Folha de S. Paulo


Com piora do cenário para Temer, Barbosa testa seu nome na praça

Sergei Karpukhin/Reuters
Russo Vladimir Putin e Michel Temer em encontro entre presidentes na Rússia
Russo Vladimir Putin e Michel Temer em encontro entre presidentes na Rússia

Para quem buscava refúgio da crise dentro das belíssimas muralhas do Kremlin, protegido de jornalistas pelo protocolo rígido das viagens internacionais ao país de Vladimir Putin, Michel Temer fracassou. Ao deixar, na manhã desta quinta (22), o saguão do cinco estrelas em que estava hospedado em Moscou, o usualmente falante presidente soltou um mero "a viagem a Moscou foi um sucesso" para nós jornalistas insones.

Ninguém riu da piada involuntária. Nas quase 48 horas que passou na capital russa, além de uma agenda carregada mas anódina do ponto de vista noticioso e fotos pomposas com o todo-poderoso Putin, Temer viu surgir uma série de novas rachaduras nas paredes de sua cidadela no Planalto. A situação agravou-se a ponto de membros de sua comitiva passarem o tempo todo questionando a sapiência da realização da viagem.

Porque tudo é imagem. As derrotas de tramitação da reforma trabalhista podem ser remediadas, é óbvio. Mas o que se lê ali é outra coisa: o governo estava em Moscou enquanto começava a perder seu único ativo, o semiparlamentarismo do qual Temer tanto se orgulhou em discursos na Rússia. Sem ele, não há agenda de reformas nem mínima, e aí não há apoio dos empresários e do bicho-papão do mercado.

A espessura dos muros que o protegem se torna cada dia mais fina, e os invasores bárbaros da horda de Rodrigo Janot não cessam suas investidas. As novidades de cada delator envolvendo seu nome e a possibilidade de a denúncia do procurador-geral ser fatiada para ampliar seu desgaste na análise de admissibilidade pelo plenário da Câmara não insinuam dias fáceis pela frente para o presidente -isso sem entrar aqui no mérito dos métodos de Janot, cujas crescentes heterodoxia e messianismo sugerem algo estranho ao rito processual normal.

A muralha de Temer vai ruir? Não necessariamente, mas o que deveria ser um respiro da crise se tornou uma respiração presa em suspense. O PSDB parece cada vez mais incontrolável, a começar pelas declarações ambíguas ou abertamente contraditórias de seus cardeais. O PSD ajudou decisivamente na derrota da reforma trabalhista no Senado, e a facção Renan Calheiros do PMDB sentiu o cheiro do sangue na água para estocar o governo. Afinal de contas, 2018 está aí e há governadores e congressistas para eleger.

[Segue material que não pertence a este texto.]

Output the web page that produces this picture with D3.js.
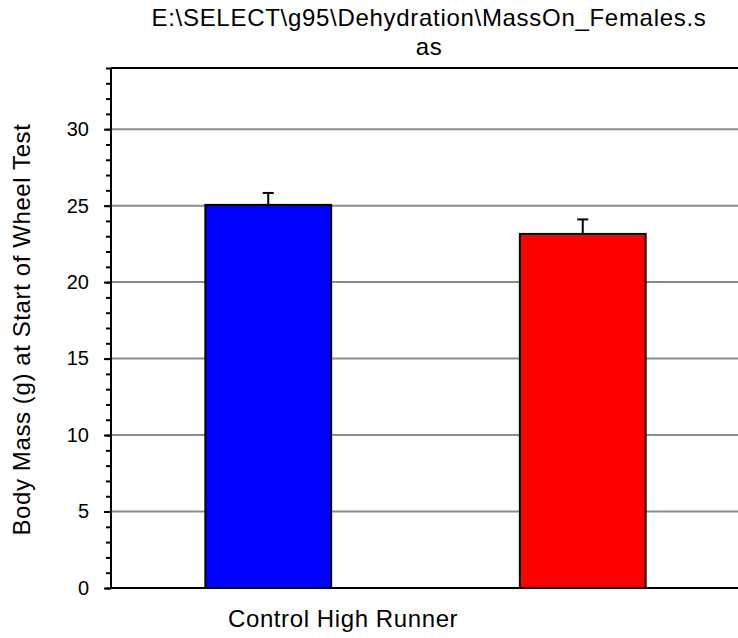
<!DOCTYPE html>
<html>
  <head>
    <meta charset="utf-8" />
    <style>
      body {
        margin: 0;
        background: #fff;
        font-family: "Liberation Sans", Arial, sans-serif;
      }
      svg {
        display: block;
      }
      .grid line {
        stroke: #8c8c8c;
        stroke-width: 2px;
      }
      .y .domain {
        display: none;
      }
      .y .tick line {
        stroke: #000;
        stroke-width: 2px;
      }
      .y .tick text {
        font-size: 20px;
        fill: #000;
      }
      .title {
        font-size: 24px;
        letter-spacing: 0.7px;
      }
      .axis-label {
        font-size: 24px;
        letter-spacing: 0.6px;
      }
    </style>
  </head>
  <body>
    <svg width="738" height="638"></svg>

    <script src="https://d3js.org/d3.v7.min.js"></script>
    <script>
      // data
      let categories = ["Control", "High Runner"];
      let means = [25.05, 23.15];
      let errors = [0.78, 0.95];
      let majorTicks = [0, 5, 10, 15, 20, 25, 30];
      let minorTicks = d3.range(0, 35, 1);
      let titleLines = ["E:\\SELECT\\g95\\Dehydration\\MassOn_Females.s", "as"];
      let yLabel = "Body Mass (g) at Start of Wheel Test";

      let barColors = ["#0000ff", "#ff0000"];

      let svg = d3.select("svg");

      let margin = { top: 68, left: 111, bottom: 50 };
      let plotRight = 740; // plot frame runs off the right edge
      let height = 638;

      let x = d3
        .scalePoint()
        .domain(categories)
        .range([margin.left, plotRight])
        .padding(0.5);

      let y = d3
        .scaleLinear()
        .domain([0, 34])
        .range([height - margin.bottom, margin.top]);

      let barWidth = x.step() * 0.4;

      // gridlines
      svg
        .append("g")
        .attr("class", "grid")
        .selectAll("line")
        .data(majorTicks.filter((d) => d > 0))
        .join("line")
        .attr("x1", margin.left)
        .attr("x2", plotRight)
        .attr("y1", (d) => y(d))
        .attr("y2", (d) => y(d));

      // minor ticks
      svg
        .append("g")
        .attr("class", "y axis")
        .attr("transform", `translate(${margin.left}, 0)`)
        .call(d3.axisLeft(y).tickValues(minorTicks).tickSize(5).tickFormat(""));

      // major ticks + labels
      svg
        .append("g")
        .attr("class", "y axis")
        .attr("transform", `translate(${margin.left}, 0)`)
        .call(
          d3.axisLeft(y).tickValues(majorTicks).tickSize(7).tickPadding(15)
        );

      let data = categories.map((c, i) => ({
        cat: c,
        mean: means[i],
        se: errors[i],
        color: barColors[i],
      }));

      // error bars (upper only), drawn before bars
      let err = svg.append("g").attr("class", "errors");
      err
        .selectAll(".stem")
        .data(data)
        .join("line")
        .attr("x1", (d) => x(d.cat))
        .attr("x2", (d) => x(d.cat))
        .attr("y1", (d) => y(d.mean))
        .attr("y2", (d) => y(d.mean + d.se))
        .attr("stroke", "#000")
        .attr("stroke-width", 2);
      err
        .selectAll(".cap")
        .data(data)
        .join("line")
        .attr("x1", (d) => x(d.cat) - 5.5)
        .attr("x2", (d) => x(d.cat) + 5.5)
        .attr("y1", (d) => y(d.mean + d.se))
        .attr("y2", (d) => y(d.mean + d.se))
        .attr("stroke", "#000")
        .attr("stroke-width", 2);

      // bars
      svg
        .append("g")
        .selectAll("rect")
        .data(data)
        .join("rect")
        .attr("x", (d) => x(d.cat) - barWidth / 2)
        .attr("width", barWidth)
        .attr("y", (d) => y(d.mean))
        .attr("height", (d) => y(0) - y(d.mean))
        .attr("fill", (d) => d.color)
        .attr("stroke", "#000")
        .attr("stroke-width", 2);

      // frame: left, top, bottom
      let frame = svg.append("g").attr("stroke", "#000").attr("stroke-width", 2);
      frame
        .append("line")
        .attr("x1", margin.left)
        .attr("x2", margin.left)
        .attr("y1", y(34))
        .attr("y2", y(0));
      frame
        .append("line")
        .attr("x1", margin.left)
        .attr("x2", plotRight)
        .attr("y1", y(34))
        .attr("y2", y(34));
      frame
        .append("line")
        .attr("x1", margin.left)
        .attr("x2", plotRight)
        .attr("y1", y(0))
        .attr("y2", y(0));

      // title
      let titleX = 429;
      svg
        .append("text")
        .attr("class", "title")
        .attr("text-anchor", "middle")
        .attr("x", titleX)
        .attr("y", 26)
        .selectAll("tspan")
        .data(titleLines)
        .join("tspan")
        .attr("x", titleX)
        .attr("dy", (d, i) => (i === 0 ? 0 : 29))
        .text((d) => d);

      // axis labels
      svg
        .append("text")
        .attr("class", "axis-label")
        .attr("text-anchor", "start")
        .attr("x", 228)
        .attr("y", 627)
        .text(categories.join(" "));

      svg
        .append("text")
        .attr("class", "axis-label")
        .attr("text-anchor", "middle")
        .attr("transform", `translate(30, ${y(16.9)}) rotate(-90)`)
        .text(yLabel);
    </script>
  </body>
</html>
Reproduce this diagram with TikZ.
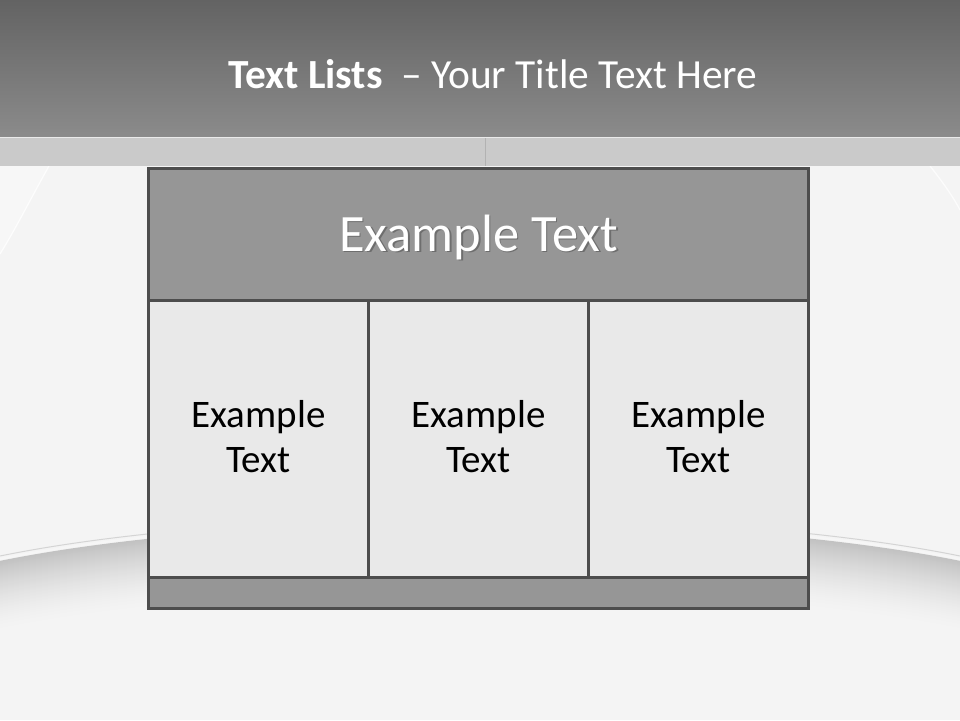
\documentclass[tikz,border=0pt]{standalone}
\usepackage{fontspec}
\setmainfont{Carlito}
\definecolor{titletop}{HTML}{636363}
\definecolor{titlebot}{HTML}{8B8B8B}
\definecolor{bandcol}{HTML}{CACACA}
\definecolor{bgcol}{HTML}{F4F4F4}
\definecolor{shadecol}{HTML}{C2C2C2}
\definecolor{tblborder}{HTML}{4D4D4D}
\definecolor{hdrfill}{HTML}{969696}
\definecolor{cellfill}{HTML}{E9E9E9}
\definecolor{hdrshadowcol}{HTML}{6E6E6E}
\newcommand{\shadowtext}[1]{\rlap{\hspace{1.8pt}\raisebox{-1.8pt}{\textcolor{hdrshadowcol}{#1}}}#1}
\begin{document}
\begin{tikzpicture}[x=1pt,y=-1pt,
  boxbase/.style={draw=tblborder,line width=3pt,inner sep=0pt,outer sep=0pt},
  hdrbox/.style={boxbase,fill=hdrfill,minimum width=660pt,minimum height=132pt},
  cellbox/.style={boxbase,fill=cellfill,minimum width=220pt,minimum height=277pt},
  footbox/.style={boxbase,fill=hdrfill,minimum width=660pt,minimum height=31pt},
  celltext/.style={anchor=base,inner sep=0pt,text=black,font=\fontsize{39}{45}\selectfont},
  hdrtext/.style={anchor=base,inner sep=0pt,text=white,font=\fontsize{52.5}{60}\selectfont},
  titletext/.style={anchor=base west,inner sep=0pt,text=white,font=\fontsize{41.4}{50}\selectfont}
]
\useasboundingbox (0,0) rectangle (960,720);
% background
\fill[bgcol] (0,0) rectangle (960,720);
% faint streaks
\fill[white,opacity=0.35] (0,166) -- (49,166) .. controls (30,200) and (15,230) .. (0,254) -- cycle;
\draw[white,line width=1.2pt,opacity=0.8] (49,166) .. controls (30,200) and (15,230) .. (0,254);
\draw[white,line width=1.2pt,opacity=0.8] (930,166) .. controls (945,185) and (955,200) .. (960,210);
% shadow below the wave
\foreach \i in {0,...,70}{
  \pgfmathsetmacro{\p}{100*(1-\i/70)^1.6}
  \draw[line width=2.2pt,color=shadecol!\p!bgcol,yshift=-\i pt-6pt]
    (0,556) .. controls (250,505) and (710,505) .. (960,556);
}
\draw[line width=2pt,color=white!85!shadecol,yshift=-3pt] (0,556) .. controls (250,505) and (710,505) .. (960,556);
\draw[line width=1pt,color=shadecol!70!white] (0,556) .. controls (250,505) and (710,505) .. (960,556);
% title band
\shade[top color=titletop,bottom color=titlebot] (0,0) rectangle (960,137);
\fill[bandcol] (0,137) rectangle (960,166);
\draw[line width=1pt,color=white!60!bandcol] (0,137.5) -- (960,137.5);
\draw[line width=0.8pt,color=bandcol!88!black] (485,138) -- (485,166);
\node[titletext] (title) at (228,88) {\textbf{Text Lists}\ \ –\ Your Title Text Here};
% table
\node[hdrbox] (head) at (478.5,234.5) {};
\node[cellbox] (cellA) at (258.5,439) {};
\node[cellbox] (cellB) at (478.5,439) {};
\node[cellbox] (cellC) at (698.5,439) {};
\node[footbox] (foot) at (478.5,593) {};
% texts
\node[hdrtext] (headtext) at (478.5,251) {\shadowtext{Example Text}};
\node[celltext] (tA1) at (258.5,427) {Example};
\node[celltext] (tA2) at (258.5,472) {Text};
\node[celltext] (tB1) at (478.5,427) {Example};
\node[celltext] (tB2) at (478.5,472) {Text};
\node[celltext] (tC1) at (698.5,427) {Example};
\node[celltext] (tC2) at (698.5,472) {Text};
\end{tikzpicture}
\end{document}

Tirar um outro cargo comissionado indicado pode ajudar a conter a sangria, mas a impressão é de que os métodos tradicionais de gestão desse tipo de crise estão se exaurindo. E com a análise da denúncia de Janot pela frente. Os interessados assistem a tudo interessadamente. O condomínio Geraldo Alckmin-João Doria torce por um desfecho arrastado e no qual ele possa dizer ao fim que nunca apoiou Temer. Lula, bom, Lula está quieto porque sabe que sua pele está mais em risco do que a de Temer.

A mosca azul do "novo" andou frequentando um velho candidato a candidato, Joaquim Barbosa, que colocou seu nome para testes na praça com aparições, eventos com os artistas progressistas de sempre, declarações e tudo o mais para dizer que não teria estômago para a tarefa. Claro, política é algo sujo, e tudo o que o povo quer é um cavaleiro em armadura reluzente, de preferência do clã da toga, para lidar com ela. Alguém que não teria estômago para a tarefa. As pontas se unem, obviamente.

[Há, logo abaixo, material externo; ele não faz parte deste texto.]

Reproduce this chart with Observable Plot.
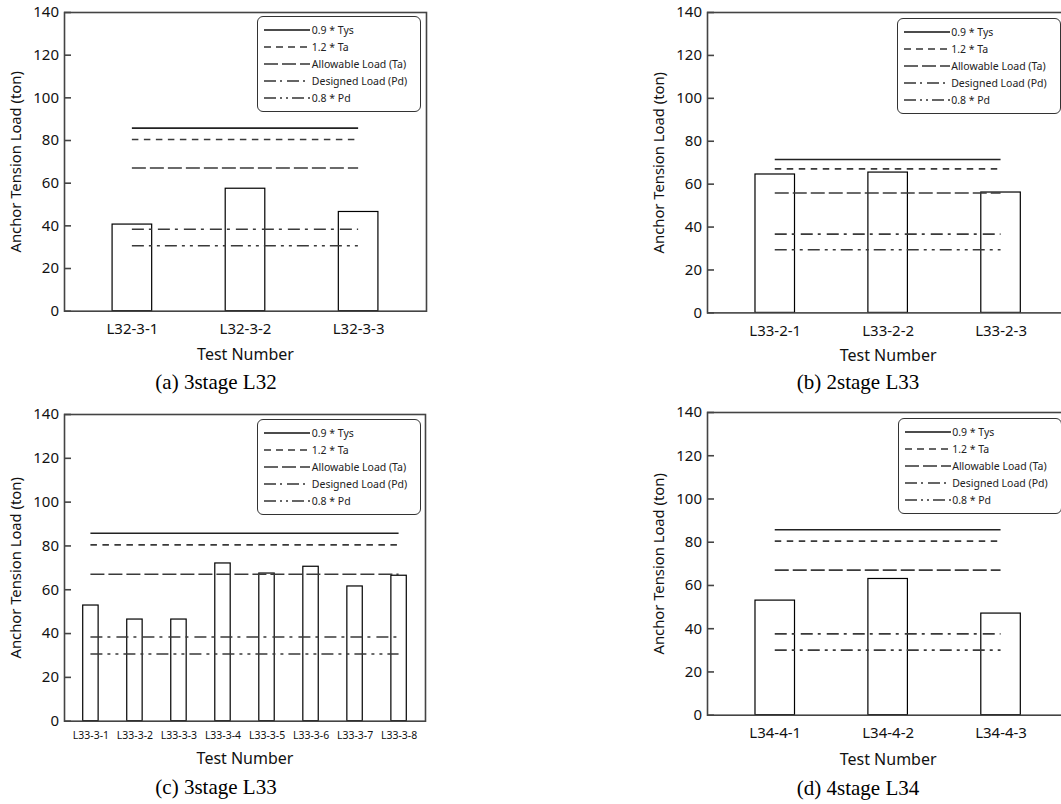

Grandes grupos empresariais já fizeram chegar a ele a simpatia por seu nome, embora suas ideias para a economia brasileira sejam opacas para o público. A aposta desses graúdos é de que apenas a bandeira da moralidade será suficiente, o que é verdade para uma eleição, mas não para um governo. Se Barbosa toparia ser um candidato com áreas tuteladas de sua gestão, como Marina Silva já aceitou antes, é uma pergunta a ser respondida. A ex-candidata pode até compor uma chapa com o ex-ministro do Supremo, mas sua abulia política indica que, se fosse, seria na vaga de vice.

Quis o destino que esse agravamento do quadro do governo ocorresse enquanto Temer visitava Putin, homem que comanda a Rússia com mão de ferro desde 2000 e que enfrenta agora suas próprias ameaças de questionamento em protestos de gente jovem e conectada. Se as ruas brasileiras tivessem espasmos como as que as russas vêm tendo, aí dificilmente o Kremlin do cerrado resistiria.